As our most recent podcast with Julius Randle’s trainer, Amoila Cesar, detailed, the off-season is a time for grinding and improving for the players. Like Randle, Brandon Ingram also attacked his summer training regimen, looking to improve on an up and down rookie campaign while building on the growth he showed to close out the year.
For Ingram, that seeking of improvement took many forms but he’d be the first to admit one major area he needed to tackle was improving his jumper. And in a recent sit-down with Mike Trudell of Lakers.com, Ingram detailed what exact changes he worked on to become a better shooter:
For me it was the mechanics of the shot. Coach Keefe and I did a good job of just trying to come here every day and work. We started out with form shooting. Trying to keep myself from shooting over my head. Trying to find different ways that I feel comfortable shooting the basketball the right way. That was the first thing. The second thing was to get my body right. Of course, repetitions of everything I’d do in the game, but getting my body right in the weight room. Trying to eat a little bit better and eat a little bit more…

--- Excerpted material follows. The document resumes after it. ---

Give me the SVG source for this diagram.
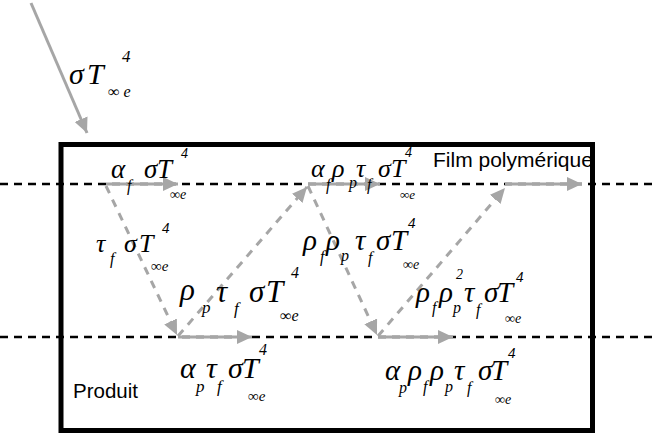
<svg xmlns="http://www.w3.org/2000/svg" width="658" height="435" viewBox="0 0 658 435">
<style>
.m{font-family:"Liberation Serif","DejaVu Serif",serif;font-style:italic;fill:#000}
.s{font-family:"Liberation Serif","DejaVu Serif",serif;font-style:italic;fill:#000}
.lbl{font-family:"Liberation Sans",Arial,sans-serif;fill:#000}
.bd{stroke:#000;stroke-width:2.5;stroke-dasharray:8 6;fill:none}
.ga{stroke:#a6a6a6;stroke-width:3;fill:none;marker-end:url(#ah)}
.gd{stroke:#a6a6a6;stroke-width:3;fill:none;stroke-dasharray:8 7;marker-end:url(#ah)}
</style>
<defs>
<marker id="ah" markerUnits="userSpaceOnUse" markerWidth="16" markerHeight="14" refX="15" refY="7" orient="auto">
<path d="M0,0 L15,7 L0,14 z" fill="#a6a6a6"/>
</marker>
</defs>
<rect width="658" height="435" fill="#fff"/>
<g id="lines">
<line class="bd" x1="0" y1="184" x2="658" y2="184"/>
<line class="bd" x1="0" y1="337" x2="658" y2="337"/>
</g>
<g id="box">
<rect x="61" y="144.5" width="531.5" height="286" fill="none" stroke="#000" stroke-width="5"/>
<text class="lbl" x="433" y="167" font-size="21">Film polymérique</text>
<text class="lbl" x="73" y="398" font-size="20.5">Produit</text>
</g>
<g id="connectors">
<line class="ga" x1="31" y1="3" x2="87" y2="133"/>
<line class="ga" x1="106" y1="184" x2="178" y2="184"/>
<line class="ga" x1="308" y1="184" x2="380" y2="184"/>
<line class="ga" x1="505" y1="184" x2="582" y2="184"/>
<line class="ga" x1="178" y1="337" x2="252" y2="337"/>
<line class="ga" x1="378" y1="337" x2="453" y2="337"/>
<line class="gd" x1="106" y1="186" x2="177" y2="335"/>
<line class="gd" x1="178" y1="336" x2="307" y2="187"/>
<line class="gd" x1="308" y1="186" x2="377" y2="335"/>
<line class="gd" x1="378" y1="336" x2="505" y2="188"/>
</g>
<g id="n-incident">
<text class="m" font-size="30"><tspan x="69" y="84">σ</tspan><tspan x="87" y="84">T</tspan></text>
<text class="s" font-size="17" x="122" y="62">4</text>
<text class="s" font-size="16" x="108" y="97">∞ e</text>
</g>
<g id="n-af">
<text class="m" font-size="27"><tspan x="111" y="178">α</tspan><tspan x="144" y="178">σ</tspan><tspan x="157" y="178">T</tspan></text>
<text class="s" font-size="16" x="127" y="191">f</text>
<text class="s" font-size="14" x="181" y="158">4</text>
<text class="s" font-size="14" x="170" y="199">∞e</text>
</g>
<g id="n-tf">
<text class="m" font-size="26"><tspan x="96" y="252">τ</tspan><tspan x="124" y="252">σ</tspan><tspan x="139" y="252">T</tspan></text>
<text class="s" font-size="16" x="110" y="264">f</text>
<text class="s" font-size="15" x="162" y="233">4</text>
<text class="s" font-size="15" x="151" y="271">∞e</text>
</g>
<g id="n-rptf">
<text class="m" font-size="31"><tspan x="180" y="300">ρ</tspan><tspan x="216" y="302">τ</tspan><tspan x="249" y="302">σ</tspan><tspan x="266" y="302">T</tspan></text>
<text class="s" font-size="17" x="202" y="313">p</text>
<text class="s" font-size="17" x="234" y="314">f</text>
<text class="s" font-size="16" x="291" y="278">4</text>
<text class="s" font-size="16" x="280" y="321">∞e</text>
</g>
<g id="n-aptf">
<text class="m" font-size="30"><tspan x="180" y="378">α</tspan><tspan x="206" y="378">τ</tspan><tspan x="228" y="378">σ</tspan><tspan x="242" y="378">T</tspan></text>
<text class="s" font-size="17" x="196" y="392">p</text>
<text class="s" font-size="17" x="217" y="392">f</text>
<text class="s" font-size="16" x="259" y="355">4</text>
<text class="s" font-size="15" x="248" y="401">∞e</text>
</g>
<g id="n-afrptf">
<text class="m" font-size="26"><tspan x="311" y="177">α</tspan><tspan x="332" y="177">ρ</tspan><tspan x="356" y="177">τ</tspan><tspan x="378" y="177">σ</tspan><tspan x="391" y="177">T</tspan></text>
<text class="s" font-size="16" x="326" y="190">f</text>
<text class="s" font-size="16" x="349" y="188">p</text>
<text class="s" font-size="16" x="367" y="190">f</text>
<text class="s" font-size="14" x="405" y="157">4</text>
<text class="s" font-size="13" x="400" y="199">∞e</text>
</g>
<g id="n-rfrptf">
<text class="m" font-size="29"><tspan x="303" y="250">ρ</tspan><tspan x="326" y="250">ρ</tspan><tspan x="355" y="250">τ</tspan><tspan x="376" y="250">σ</tspan><tspan x="391" y="250">T</tspan></text>
<text class="s" font-size="16" x="320" y="262">f</text>
<text class="s" font-size="16" x="341" y="261">p</text>
<text class="s" font-size="16" x="368" y="263">f</text>
<text class="s" font-size="15" x="408" y="228">4</text>
<text class="s" font-size="14" x="403" y="269">∞e</text>
</g>
<g id="n-rfrp2tf">
<text class="m" font-size="29"><tspan x="416" y="302">ρ</tspan><tspan x="439" y="302">ρ</tspan><tspan x="464" y="302">τ</tspan><tspan x="484" y="302">σ</tspan><tspan x="497" y="302">T</tspan></text>
<text class="s" font-size="16" x="432" y="313">f</text>
<text class="s" font-size="14" x="456" y="279">2</text>
<text class="s" font-size="16" x="453" y="313">p</text>
<text class="s" font-size="16" x="476" y="315">f</text>
<text class="s" font-size="15" x="516" y="282">4</text>
<text class="s" font-size="14" x="505" y="323">∞e</text>
</g>
<g id="n-aprfrptf">
<text class="m" font-size="29"><tspan x="385" y="380">α</tspan><tspan x="408" y="380">ρ</tspan><tspan x="430" y="380">ρ</tspan><tspan x="454" y="380">τ</tspan><tspan x="478" y="380">σ</tspan><tspan x="491" y="380">T</tspan></text>
<text class="s" font-size="16" x="399" y="393">p</text>
<text class="s" font-size="16" x="423" y="392">f</text>
<text class="s" font-size="16" x="445" y="392">p</text>
<text class="s" font-size="16" x="467" y="393">f</text>
<text class="s" font-size="15" x="508" y="358">4</text>
<text class="s" font-size="14" x="495" y="404">∞e</text>
</g>
</svg>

…I was shooting over my head. With my long arms, it was like a slingshot. Coming from college to the NBA, I was only about 180 pounds, so I was trying to push the ball to the rim from the 3-point line. I think I’ve gotten strong enough now where I feel comfortable shooting the ball from the 3-point line now. As I keep getting stronger, it’s going to be natural.
And here’s even more context from Lakers’ assistant coach Brian Keefe:
One of the goals going into the offseason with Brandon was to make his shot more efficient. Clean up a couple little things technically with his shot. He has good touch, but it was just making him more consistent and focusing on one or two things. One, his footwork, making sure he was on better balance…
…(We focused on) his hand placement on the ball and where his guide hand was. He has very long arms, so making his shot a little bit tighter and more compact, because when you have long arms more mistakes can be made. Shooting more one-handed and getting his left hand off the ball, specifically.
These technical shifts can mean all the difference for Ingram who doesn’t want to just be a really good player, but a great one. As Trudell points out in their sit down (read the entire thing), Ingram becoming a better shooter has the opportunity to open up his entire game and generate a bevy of opportunities all over the floor.
If defenders need to respect Ingram’s shooting ability and do so deeper out on the floor, there are so many benefits. Driving angles against hard closeouts open up. Passing opportunities materialize. His already deceptive first step becomes even more of a strength, which means more separation and more opportunities to use his long stride and length in creative ways to generate shot opportunities for himself and teammates.
Ultimately, then, I love reading about this type of work Ingram is doing. Not only do these types of technical adjustments have the opportunity to make him a more efficient and better player overall, but they grow his confidence in ways which make these technical improvements grow exponentially. Remember what Ingram looked like early in the year? Remember what he looked like at the end? Most of that was confidence and belief. If this summer’s work can add to that in ways to make another leap at the start of his second year?